I’ve been irritated by what I’ve seen in the media and in social media over the past week. First, the idea that Minnesota Vikings’ running back Adrian Peterson’s alleged crime was the spanking of his four-year-old kid back in May, one that left cuts and contusions all over his body, including the kid’s scrotum. In Peterson’s world, in the world in which I grew up, and in the world of millions of Americans, we didn’t and don’t use the term spanking at all — ass-whuppin’ (or a beating) is what constitutes corporal punishment.
Second has been the response of sports talk radio and many NFL fans — especially including the less enlightened and more entitled of the sports media — to public criticism and how teams have reacted to recent domestic violence and child abuse revelations. Their response to CBS’ Thursday Night Football host James Brown speaking up about men needing to take more responsibility for their actions vis-a-vis domestic violence: “Shut the hell up! You’re ruining my mood for the game! This isn’t the right time or the place to talk about domestic violence, just before my football game!”
Both reflect the insularity of the elitism that is mainstream media and the denier-resentment that is Whiteness in America as reflected in sports and especially football. To call what Peterson did to his son a spanking, well, it defies all logic. It was an ass-whuppin’, plain and simple. Journalists, bloggers and tweeters dedicated many posts and articles over the past six days to the issue of spanking and why so many wee common folk accept spanking as a form of discipline for their children. I have yet to see an article that makes the correct distinction between a spanking — the use of a hand or a light paddle to smack the butt of a child — and an ass-whuppin’.
See, between the ages of three and thirteen, my Mom, my father Jimme, and my idiot stepfather Maurice Washington gave me between twenty-five and thirty ass-whuppins, but only two or three spankings. Here’s the last ass-whuppin’ I got from Maurice before he transitioned to upper cuts and kicks to my stomach:
This wasn’t the first time I had to strip down to nothing to have my butt, back and legs beaten to the point of welts and contusions, though this ass-whuppin’ led to my second incident of severe abuse. Over the years, my Mom and my babysitter Ida (she died recently at eighty-six — RIP) had whupped me and my older brother Darren with a switch (though with one far more prepared for beating a child without marking up skin than what Peterson allegedly used). They and Maurice had also used the standard leather belt, an extension cord (the type that you plug into a wall socket), and a shoe (my Mom did that in front of a crowd at a July 4th picnic in ’79).
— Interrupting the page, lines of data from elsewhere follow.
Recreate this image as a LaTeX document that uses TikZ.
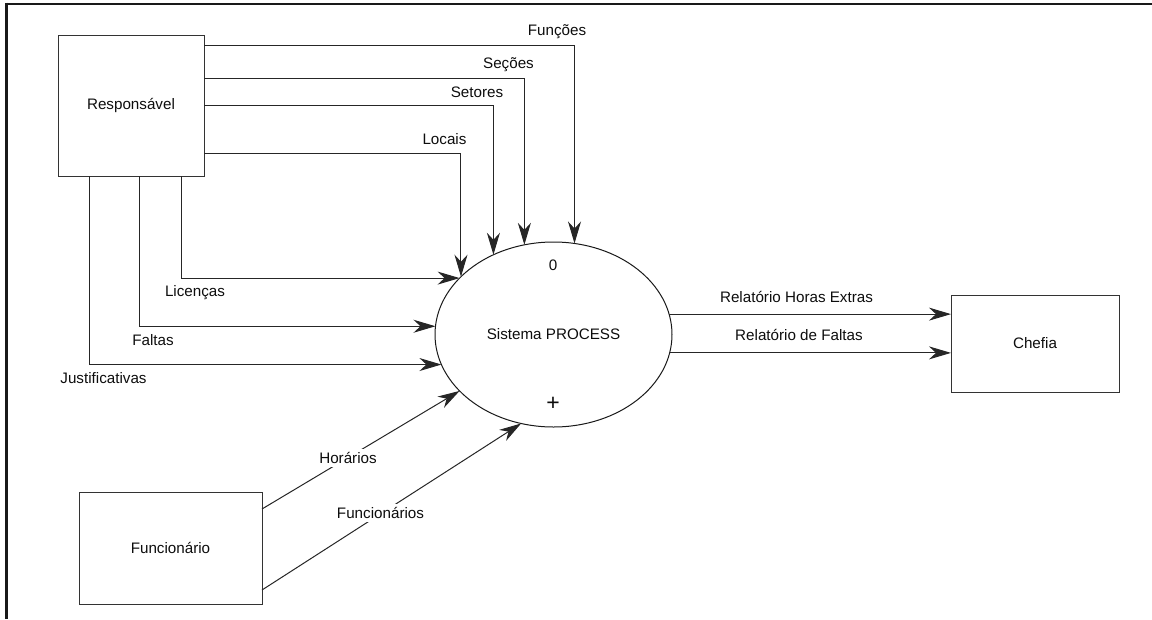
\documentclass[tikz,border=0pt]{standalone}
\usepackage{fontspec}
\setmainfont{Liberation Sans}
\usetikzlibrary{arrows.meta,shapes.geometric}
\begin{document}
\begin{tikzpicture}[x=1pt,y=-1pt,
  every node/.style={font=\fontsize{15.2}{18}\selectfont, text=black!95},
  ent/.style={draw=black!80, line width=1pt, inner sep=0pt, outer sep=0pt},
  proc/.style={draw=black!90, line width=1pt, ellipse, inner sep=0pt, outer sep=0pt,
    minimum width=237pt, minimum height=185pt},
  flow/.style={draw=black!85, line width=1pt,
    -{Stealth[length=22pt,width=13pt,inset=7pt]}},
  lbl/.style={inner sep=1pt},
  gaplbl/.style={fill=white, inner sep=3pt}
]
\useasboundingbox (0,0) rectangle (1152,619);

% page frame (top and left edges)
\draw[line width=2.5pt, black!90] (5,3.8) -- (1152,3.8);
\draw[line width=3pt, black!90] (6.5,2.6) -- (6.5,619);

% external entities and the process
\node[ent, minimum width=146pt, minimum height=141pt] (resp) at (131,105.5) {Responsável};
\node[ent, minimum width=183pt, minimum height=112pt] (func) at (170.5,548) {Funcionário};
\node[ent, minimum width=168pt, minimum height=97pt] (chefia) at (1035,343.5) {Chefia};
\node[proc] (sys) at (553.5,334.5) {Sistema PROCESS};
\node (pnum) at (553,265) {0};
\node[font=\fontsize{23}{26}\selectfont] (pplus) at (553,404) {+};

% flows from Responsável (right side, entering from above)
\draw[flow] ([yshift=-10pt]resp.north east) -| (sys.77.93);
\draw[flow] ([yshift=-43pt]resp.north east) -| (sys.108.22);
\draw[flow] ([yshift=-70pt]resp.north east) -| (sys.127.27);
\draw[flow] ([yshift=-118pt]resp.north east) -| (sys.148.72);

% flows from Responsável (bottom side, entering from the left)
\draw[flow] ([xshift=123pt]resp.south west) |- (sys.149.65);
\draw[flow] ([xshift=81pt]resp.south west) |- (sys.176.37);
\draw[flow] ([xshift=31pt]resp.south west) |- (sys.195.79);

% flows from Funcionário
\draw[flow] ([yshift=-17pt]func.north east) -- (sys.211.59);
\draw[flow] ([yshift=-98pt]func.north east) -- (sys.250.98);

% flows to Chefia
\draw[flow] (sys.10.56) -- (sys.10.56 -| chefia.west);
\draw[flow] (sys.351.95) -- (sys.351.95 -| chefia.west);

% flow labels
\node[lbl] (lfun) at (557,32) {Funções};
\node[lbl] (lsec) at (508.5,65) {Seções};
\node[lbl] (lset) at (477,92) {Setores};
\node[lbl] (lloc) at (444.5,139) {Locais};
\node[lbl] (llic) at (195,293) {Licenças};
\node[lbl] (lfal) at (153,340) {Faltas};
\node[lbl] (ljus) at (103.5,378) {Justificativas};
\node[gaplbl] (lhor) at (348,458) {Horários};
\node[gaplbl] (lfnc) at (380.5,513) {Funcionários};
\node[lbl] (lrhe) at (796.5,297) {Relatório Horas Extras};
\node[lbl] (lrdf) at (799,335) {Relatório de Faltas};
\end{tikzpicture}
\end{document}
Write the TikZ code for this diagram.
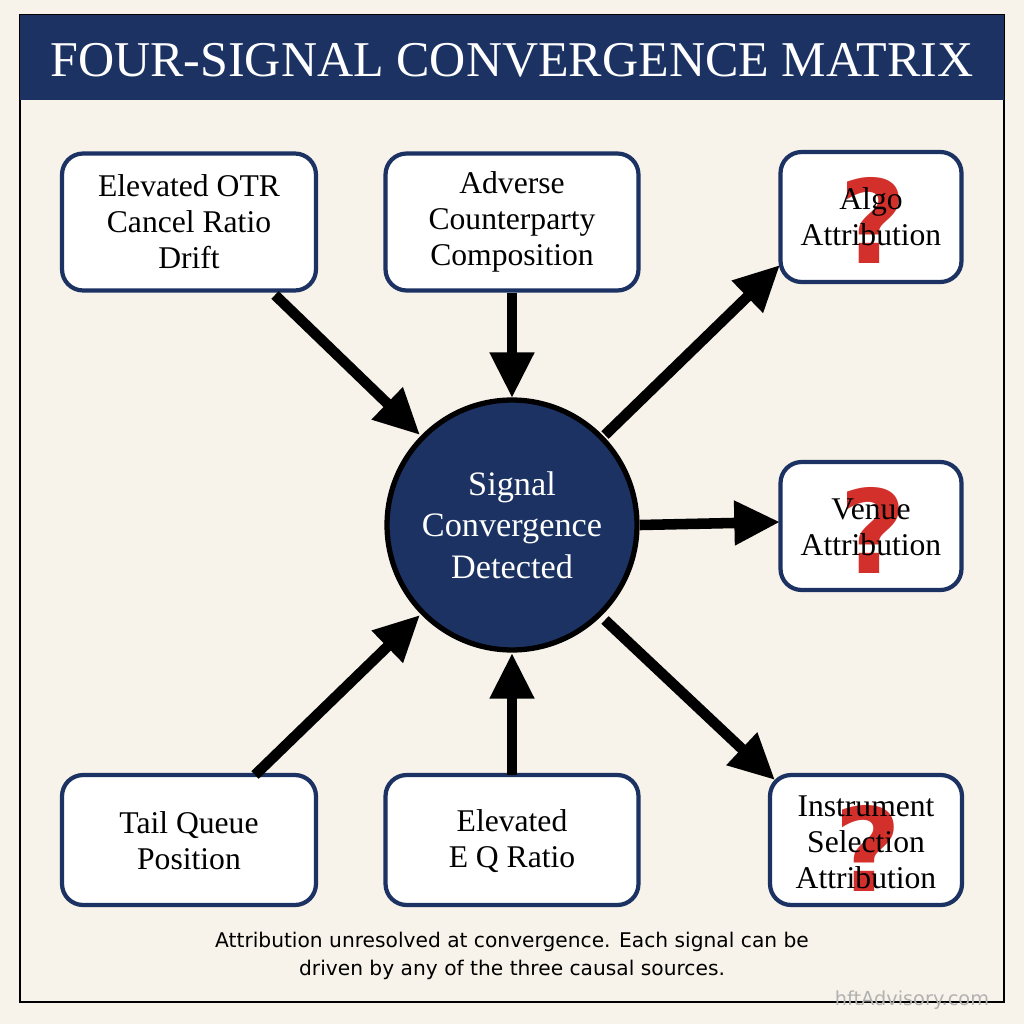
\documentclass[tikz,border=0pt]{standalone}
\usepackage{fontspec}
\setmainfont{Liberation Serif}
\newfontfamily\capfont{DejaVu Sans}
\usetikzlibrary{arrows.meta}
\definecolor{navy}{HTML}{1B3263}
\definecolor{cream}{HTML}{F7F3EA}
\definecolor{qred}{HTML}{D3302B}
\begin{document}
\begin{tikzpicture}[x=0.02cm,y=-0.02cm,
  box/.style={draw=navy,line width=2.4pt,rounded corners=12pt,fill=white,inner sep=0pt},
  lbl/.style={align=center,font=\fontsize{18}{20.5}\selectfont,inner sep=0pt},
  arr/.style={line width=6pt,-{Triangle[width=24pt,length=26pt]}},
  qm/.style={text=qred,font=\capfont\fontsize{66}{66}\selectfont\bfseries}]
\useasboundingbox (0,0) rectangle (1024,1024);
\fill[cream] (0,0) rectangle (1024,1024);
\draw[line width=1.5pt] (20,15) rectangle (1004,1002);
\fill[navy] (20,15) rectangle (1004,100);
\node[text=white,font=\fontsize{28.5}{30}\selectfont] (title) at (512,60) {FOUR-SIGNAL CONVERGENCE MATRIX};
% boxes
\node[box,minimum width=5.08cm,minimum height=2.74cm] (b1) at (189,222) {};
\node[box,minimum width=5.06cm,minimum height=2.74cm] (b2) at (512,222) {};
\node[box,minimum width=3.62cm,minimum height=2.6cm] (b3) at (871,217) {};
\node[box,minimum width=3.62cm,minimum height=2.56cm] (b4) at (871,526) {};
\node[box,minimum width=3.84cm,minimum height=2.6cm] (b5) at (866,840) {};
\node[box,minimum width=5.08cm,minimum height=2.6cm] (b6) at (189,840) {};
\node[box,minimum width=5.06cm,minimum height=2.6cm] (b7) at (512,840) {};
\node[lbl] (t1) at (189,222) {Elevated OTR\\Cancel Ratio\\Drift};
\node[lbl] (t2) at (512,222) {Adverse\\Counterparty\\Composition};
\node[qm] (q3) at (873,220) {?};
\node[lbl] (t3) at (871,217) {Algo\\Attribution};
\node[qm] (q4) at (873,530) {?};
\node[lbl] (t4) at (871,527) {Venue\\Attribution};
\node[qm] (q5) at (868,848) {?};
\node[lbl] (t5) at (866,842) {Instrument\\Selection\\Attribution};
\node[lbl] (t6) at (189,841) {Tail Queue\\Position};
\node[lbl] (t7) at (512,841) {Elevated\\E Q Ratio};
% circle
\node[circle,draw=black,line width=3pt,fill=navy,minimum size=5cm,inner sep=0pt] (c) at (512,525) {};
\node[text=white,align=center,font=\fontsize{19.5}{23.5}\selectfont] (ct) at (512,525) {Signal\\Convergence\\Detected};
\coordinate (a1s) at (275,295); \coordinate (a1e) at (420,435);
\coordinate (a2s) at (512,293); \coordinate (a2e) at (512,398);
\coordinate (a3s) at (605,435); \coordinate (a3e) at (780,265);
\coordinate (a4s) at (640,525); \coordinate (a4e) at (780,522);
\coordinate (a5s) at (605,620); \coordinate (a5e) at (775,780);
\coordinate (a6s) at (255,775); \coordinate (a6e) at (420,615);
\coordinate (a7s) at (512,775); \coordinate (a7e) at (512,653);
\foreach \i in {1,...,7} \draw[arr] (a\i s) -- (a\i e);
\node[align=center,font=\capfont\fontsize{11.5}{16}\selectfont] (cap) at (512,956) {Attribution unresolved at convergence. Each signal can be\\driven by any of the three causal sources.};
\node[text=gray!60,font=\capfont\fontsize{11}{12}\selectfont] (wm) at (912,1000) {hftAdvisory.com};
\end{tikzpicture}
\end{document}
Over those years, my parents and my somewhat legal guardians slapped me, smacked me, kicked me in the eye, and put me in a head-lock, all before my summer of abuse in ’82. Not once did anyone responsible for disciplining me call it a spanking. Based on my own experience and the experiences of people I’ve met and known over the years, I can pretty much guarantee Peterson didn’t call it a spanking either.
Then there’s been the NFL’s reaction to the gigantic PR hit it has taken over commissioner Roger Goodell’s handling of the Ray Rice case and the Baltimore Ravens’ subsequent termination of Rice. Not to mention the Vikings’ deactivation-reactivation-deactivation of Peterson, the Carolina Panthers’ deactivation of convicted woman abuser Greg Hardy, and yesterday’s arrest of Arizona Cardinals running back Jonathan Dwyer, whom the Cardinals also deactivated. I’m more than certain that ESPN Radio 980 show host Steve Czaban wasn’t alone when he called these sanctions “overreactions” and lamented the “slippery slope” that the NFL as “moral police” has started to slide down. Czaban represents an ilk of sports show hosts and corresponding listeners and fans who want sports to remain a “diversion” from “real life,” to not have someone’s “politics” like James Brown’s ruin their spectator experience.
To that, I say, good! Men shouldn’t be comfortable living in a bubble in which the athletic “freaks” who entertain them in sports should then be excused when accused of committing crimes. Nor should they be called “animals” when the law proves that they are guilty of such crimes. White men especially often act as if it’s their world and they have the right to a relaxing day without dealing with issues of racism, misogyny, patriarchy, homophobia and other forms of inequality from which they benefit every day.
To that I say, we need more statements during sports programs from James Brown and Hannah Storm, more advertisers (even ones as hypocritical as Anheuser Busch, as their beers help fuel domestic violence and child abuse) “venting their spleen,” more people taking a stand against people who like their spectator entitlements a bit too much. To those denialists, especially Czaban, I say, kiss my abused Black ass.